Sunset in Vienna (also known as Suicide Legion) is a 1937 British musical drama film directed by Norman Walker and starring Tullio Carminati, Lilli Palmer and John Garrick. It was written by Marjorie Gaffney, Harrison Owen and Florence Tranter, and was made at Pinewood Studios. A shortened version of the film was released in the United States in 1940 and this year and running time are sometimes listed.

==Plot==
An Italian officer marries an Austrian, but the outbreak of the First World War devastates their relationship.

==Cast==
- Tullio Carminati as Capt. Antonio 'Toni' Baretti
- Lilli Palmer as Gelda Sponek
- John Garrick as Lt. Adolphe Sponek
- Geraldine Hislop as Wanda
- Davina Craig as deaf lady
- Hubert Harben as Austrian general
- Edgar Driver as Alfred
- Alice O'Day as Maddalena
- Eileen Munro as Superintendent of V.A.D.
- Patrick Barr as Ludwig
- Peter Bull as Turk outside café
- Katie Johnson as woman in café
- Andreas Malandrinos as café manager
- Julian Vedey as Candiani

== Reception ==
Kine Weekly wrote: "Sectacular war-time romantic drama turning on national enmity and embellished with song. The story seldom deviates from the obvious, but it covers an immense amount of colourful ground, is compelling in its love interest, and has the advantage of a first-rate cast. By appealing to the eye, the ear and the senses, it countenances no neglect of the essentials."
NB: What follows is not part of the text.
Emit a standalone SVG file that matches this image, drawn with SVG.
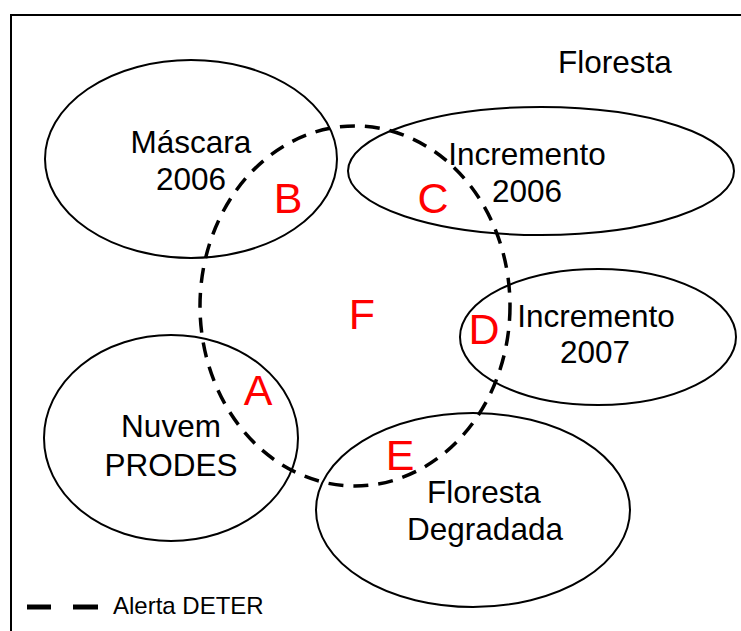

The Daily Film Renter wrote: "Tullio Carminati is well cast as Toni, a role he enlivens with engaging touches of audacity. His handling of occasional songs is also quite pleasant. Lilli Palmer cleverly succeeds in making Gelda almost convincing, her work being particularly fine in the more emotional passages. John Garrick appears as Adolph, and the comedy is in the capable hands of Edgar Driver, who is never at a loss for some bright specimen of cockney wit."

Picture Show wrote: "Tullio Carminati gives an attractive performance as the gay, happy-go-lucky Italian, and Lilli Palmer is delightful as the impulsive Austrian girl, Gelda ... The settings are charming and convincing, and the photography excellent."

Variety wrote: "Sunset in Vienna has a smattering of most of the ingredients thar go to make up a successful film. ... Not a very original story, but its treatment is of a very high order."